Economy #8: Italy – coming in at number eight on the list, with $1.16 trillion in nominal GDP, Italy continues to be one of the largest economies in the Eurozone. The economy is facing a number of hurdles, including high unemployment and an enormous public debt of 135.8 percent of GDP.
In addition, the country’s banking system is on the verge of collapse. Nevertheless, the country saw positive economic growth in 2015. On a purchasing power parity basis, Italy’s GDP is estimated at $2.17 trillion with a per capita GDP (PPP) of $35,708.
Economy #9: Brazil – the ninth largest economy on a nominal GDP basis ran into serious problems in 2015, falling into recession and dropping from number seven to number nine on the list. The $1.77 trillion economy has services as the sector with the highest level of contribution at 68 percent. Manufacturing contributes 26 percent, while agriculture contributes six percent.
The 2015 recession saw the economy fall into a -3.8 percent negative growth, with prospects for positive growth not forecast by the IMF until 2018. The unemployment rate is expected to reach 10.4 percent over the same time frame. Brazilian GDP on a purchasing power parity basis is $3.19 trillion and GDP per capita (PPP) is $15, 614.

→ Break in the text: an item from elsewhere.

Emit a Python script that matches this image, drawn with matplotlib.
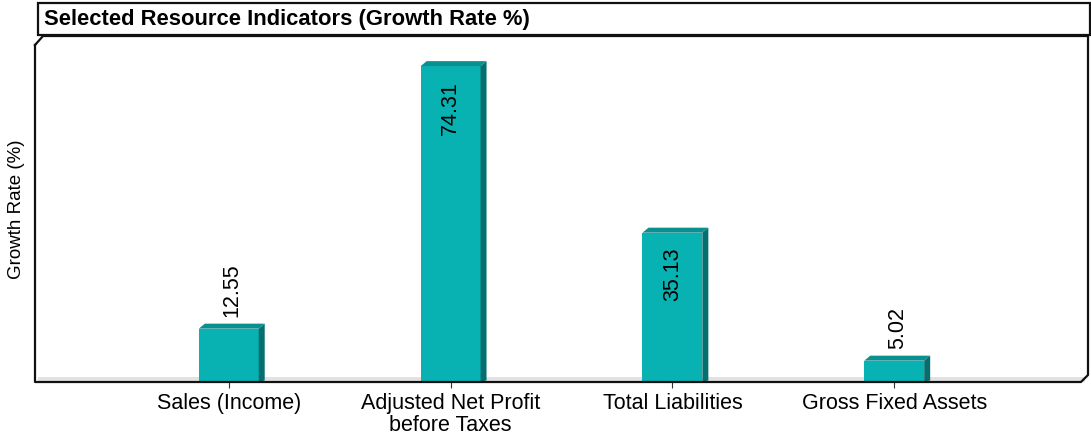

Economy #10: Canada – at $1.55 trillion, Canada overtook Russia — at $1.32 trillion —in the tenth spot on the list. The Canadian economy is mostly services oriented with considerable exposure to commodity and crude oil prices. The recent decline in oil prices has limited the Canadian economy’s growth to only +1.2 percent in 2015 versus +2.5 percent in 2014. GDP on a purchasing power parity basis is $1.6 trillion, while GDP per capita (PPP) is $45,553.
Others Important Economies – several other economies tend to be important for forex traders due to the popularity of their currencies traded in pairs versus the U.S. Dollar and other major currencies. The largest is the European Union’s economic bloc that uses the Euro as its currency and is generally called the Eurozone. Other important economies include those of Switzerland, Australia and New Zealand.